Rise Above The Challenge: Part 1
Rising to a challenge (whether it is with my health, my career, or my relationships) has always been something I do not shy away from. I am a strong competitor at heart, and it all stems from my own family's fight to survive kidney disease and hepatitis C.
Many share stories of my mom in her younger years, only 4’10”, 95 lbs, and pregnant with me. Small in stature, but she had the willpower of a super hero. During each of her doctor's visits she was upbeat, positive, and ready for the next chapter of her life to begin.

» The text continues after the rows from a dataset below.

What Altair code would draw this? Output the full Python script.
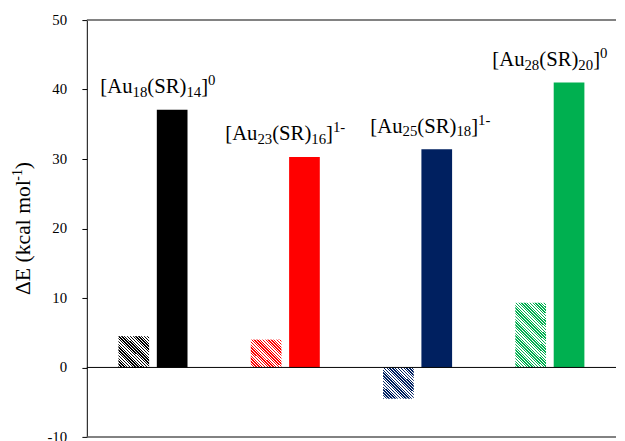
import altair as alt
import pandas as pd

# ---------------- data ----------------
clusters = ["Au18", "Au23", "Au25", "Au28"]
hatched_values = [4.5, 4.0, -4.5, 9.3]
solid_values = [37.1, 30.3, 31.4, 41.0]
colors = ["#000000", "#FF0000", "#002060", "#00B050"]
y_ticks = [-10, 0, 10, 20, 30, 40, 50]
y_title_pieces = [("ΔE (kcal mol", "main"), ("-1", "sup"), (")", "main")]
label_pieces = [
    [("[Au", "main"), ("18", "sub"), ("(SR)", "main"), ("14", "sub"), ("]", "main"), ("0", "sup")],
    [("[Au", "main"), ("23", "sub"), ("(SR)", "main"), ("16", "sub"), ("]", "main"), ("1-", "sup")],
    [("[Au", "main"), ("25", "sub"), ("(SR)", "main"), ("18", "sub"), ("]", "main"), ("1-", "sup")],
    [("[Au", "main"), ("28", "sub"), ("(SR)", "main"), ("20", "sub"), ("]", "main"), ("0", "sup")],
]

# ---------------- style / layout ----------------
W, H = 537, 423
Y_MIN, Y_MAX = -10, 50
PX_PER_UNIT = H / (Y_MAX - Y_MIN)
FONT = "Liberation Serif"
MAIN_FS, SMALL_FS = 21, 15
TITLE_FS, TITLE_SUP_FS = 22, 14
TICK_FS = 15
BAR_W = 31.0
STEP = W / len(clusters)
LABEL_SHIFT_PX = [5, 0, 13, 0]    # horizontal nudge of each annotation (style)
TICK_LABEL_GAP_PX = 20            # from axis line to right edge of tick labels
TITLE_BASELINE_PX = 58            # from axis line to rotated title baseline

# Times / Liberation Serif advance widths (per 1000 em)
ADV = {"[": 333, "]": 333, "A": 722, "u": 500, "(": 333, ")": 333,
       "S": 556, "R": 667, "-": 333, "Δ": 612, "E": 611, " ": 250,
       "k": 500, "c": 444, "a": 444, "l": 278, "m": 778, "o": 500}
for d in "0123456789":
    ADV[d] = 500


def text_width(s, fs):
    return sum(ADV.get(c, 500) for c in s) * fs / 1000.0


def hatch(color, value, period=2.8):
    w = BAR_W
    h = max(abs(value) * PX_PER_UNIT, 1.0)
    b = w / h
    s = (b + 1) / (b * b + 1)
    n = max(int(round((b + 1) * w / (period * b))), 1)
    stops = []
    for k in range(n):
        t0, t1, t2 = k / n, (k + 0.5) / n, (k + 1) / n
        stops += [
            {"offset": t0, "color": color},
            {"offset": t1, "color": color},
            {"offset": t1, "color": "#ffffff"},
            {"offset": t2, "color": "#ffffff"},
        ]
    return {"gradient": "linear", "x1": 0, "y1": 1, "x2": s * b, "y2": 1 - s, "stops": stops}


# ---------------- tables ----------------
bar_rows = []
for c, hv, sv in zip(clusters, hatched_values, solid_values):
    bar_rows.append({"cluster": c, "kind": "hatched", "value": hv})
    bar_rows.append({"cluster": c, "kind": "solid", "value": sv})
bars_df = pd.DataFrame(bar_rows)

lab_rows = []
for i, pieces in enumerate(label_pieces):
    widths = [text_width(t, MAIN_FS if k == "main" else SMALL_FS) for t, k in pieces]
    x = -sum(widths) / 2.0 + LABEL_SHIFT_PX[i]
    for (t, k), wdt in zip(pieces, widths):
        lab_rows.append({"text": t, "kind": k, "xpos": i + 0.5 + x / STEP, "value": solid_values[i]})
        x += wdt
labels_df = pd.DataFrame(lab_rows)

ticks_df = pd.DataFrame({
    "text": [str(v) for v in y_ticks],
    "value": y_ticks,
    "xpos": [-TICK_LABEL_GAP_PX / STEP] * len(y_ticks),
})

title_rows = []
t_widths = [text_width(t, TITLE_FS if k == "main" else TITLE_SUP_FS) for t, k in y_title_pieces]
y_mid = (Y_MIN + Y_MAX) / 2.0
cum = -sum(t_widths) / 2.0
for (t, k), wdt in zip(y_title_pieces, t_widths):
    title_rows.append({"text": t, "kind": k, "xpos": -TITLE_BASELINE_PX / STEP,
                       "value": y_mid + cum / PX_PER_UNIT})
    cum += wdt
title_df = pd.DataFrame(title_rows)

# ---------------- encodings ----------------
y_axis = alt.Axis(values=y_ticks, grid=False, tickSize=5, labels=False, title=None,
                  domainColor="#000000", tickColor="#000000")
Y = alt.Y("value:Q", scale=alt.Scale(domain=[Y_MIN, Y_MAX], nice=False, zero=False), axis=y_axis)
X = alt.X("cluster:N", scale=alt.Scale(domain=clusters, paddingInner=0.478, paddingOuter=0.239), axis=None)
XOFF = alt.XOffset("kind:N", scale=alt.Scale(domain=["hatched", "solid"], paddingInner=0.2, paddingOuter=0))

base = alt.Chart(bars_df)

solid = base.transform_filter(alt.datum.kind == "solid").mark_bar().encode(
    x=X, xOffset=XOFF, y=Y,
    color=alt.Color("cluster:N", scale=alt.Scale(domain=clusters, range=colors), legend=None),
)

hatched_layers = []
for c, hv, col in zip(clusters, hatched_values, colors):
    hatched_layers.append(
        base.transform_filter((alt.datum.kind == "hatched") & (alt.datum.cluster == c))
        .mark_bar(fill=hatch(col, hv))
        .encode(x=X, xOffset=XOFF, y=Y)
    )

XL = alt.X("xpos:Q", scale=alt.Scale(domain=[0, len(clusters)], nice=False, zero=False), axis=None)

lab_base = alt.Chart(labels_df)
text_main = lab_base.transform_filter(alt.datum.kind == "main").mark_text(
    font=FONT, fontSize=MAIN_FS, align="left", baseline="alphabetic", dy=-17, color="#000000"
).encode(x=XL, y=Y, text="text:N")
text_sub = lab_base.transform_filter(alt.datum.kind == "sub").mark_text(
    font=FONT, fontSize=SMALL_FS, align="left", baseline="alphabetic", dy=-13, color="#000000"
).encode(x=XL, y=Y, text="text:N")
text_sup = lab_base.transform_filter(alt.datum.kind == "sup").mark_text(
    font=FONT, fontSize=SMALL_FS, align="left", baseline="alphabetic", dy=-25, color="#000000"
).encode(x=XL, y=Y, text="text:N")

tick_text = alt.Chart(ticks_df).mark_text(
    font=FONT, fontSize=TICK_FS, align="right", baseline="middle", color="#000000"
).encode(x=XL, y=Y, text="text:N")

title_base = alt.Chart(title_df)
title_main = title_base.transform_filter(alt.datum.kind == "main").mark_text(
    font=FONT, fontSize=TITLE_FS, align="left", baseline="alphabetic", angle=270, color="#000000"
).encode(x=XL, y=Y, text="text:N")
title_sup = title_base.transform_filter(alt.datum.kind == "sup").mark_text(
    font=FONT, fontSize=TITLE_SUP_FS, align="left", baseline="alphabetic", angle=270, dy=-8,
    color="#000000"
).encode(x=XL, y=Y, text="text:N")

frame_top = alt.Chart().mark_rule(color="#595959", strokeWidth=1.5).encode(y=alt.datum(Y_MAX))
frame_bot = alt.Chart().mark_rule(color="#595959", strokeWidth=1.5).encode(y=alt.datum(Y_MIN))
zero_line = alt.Chart().mark_rule(color="#000000", strokeWidth=1).encode(y=alt.datum(0))

bars_layer = alt.layer(solid, *hatched_layers)
text_layer = alt.layer(text_main, text_sub, text_sup, tick_text, title_main, title_sup)

chart = (
    alt.layer(bars_layer, frame_top, frame_bot, zero_line, text_layer)
    .resolve_scale(x="independent")
    .properties(width=W, height=H, padding={"left": 3, "top": 2, "right": 0, "bottom": 0},
                background="#ffffff")
    .configure_view(stroke=None)
)

chart.save("out.html", embed_options={"renderer": "svg", "actions": False})
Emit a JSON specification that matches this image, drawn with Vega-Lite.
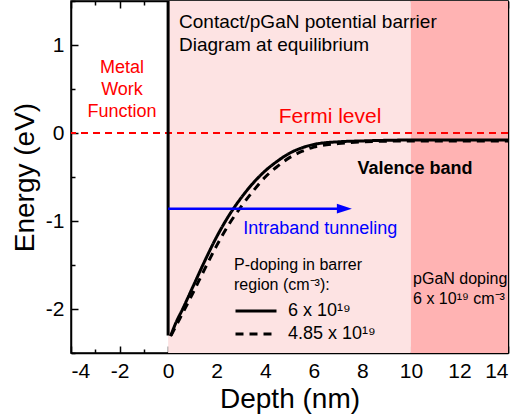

My mom's difficult pregnancy
She was not allowed to gain much weight during pregnancy because, then, the doctors had no idea if having a child after a kidney transplant would even be possible. You see, my mom had gotten her new kidney from my grandma (her mom) in 1965; It was placed in a small pouch in the front of her lower-right abdomen. Because of thing, and being pregnant, the doctors did not want the baby (me) to be damaging this fragile organ - which was keeping my mom alive. So, for just shy of 9 months, my mom lived on jaw breakers and popsicles. Sounds nutritious, doesn’t it? Sure, she ate other things too, but to ward off all her major cravings, she chose those two items to snack on. Doctors would warn her of the dangers of having a baby, but she basically tuned them out and pushed forward to the only mission she ever wanted in life... to be a mother.
My birth
I came about 3 weeks early and it was not your typical delivery room atmosphere. It was a full-on operation room filled with dozens of doctors on the floor, and as my mom recalled, she was lying there looking up in the observatory room above filled with more interns, doctors, news reporters, you name it. She went through labor delivering me naturally, had minor set backs in the amount of blood loss (having a blood transfusion), but other than that, she made medical history - forever in the medical books. She was the first woman in the US to give birth after a kidney transplant, and about 5th in the world. Good Housekeeping later published my mom’s story, “Bonnie Morgan’s Miracle Baby”, in the March issue of 1969.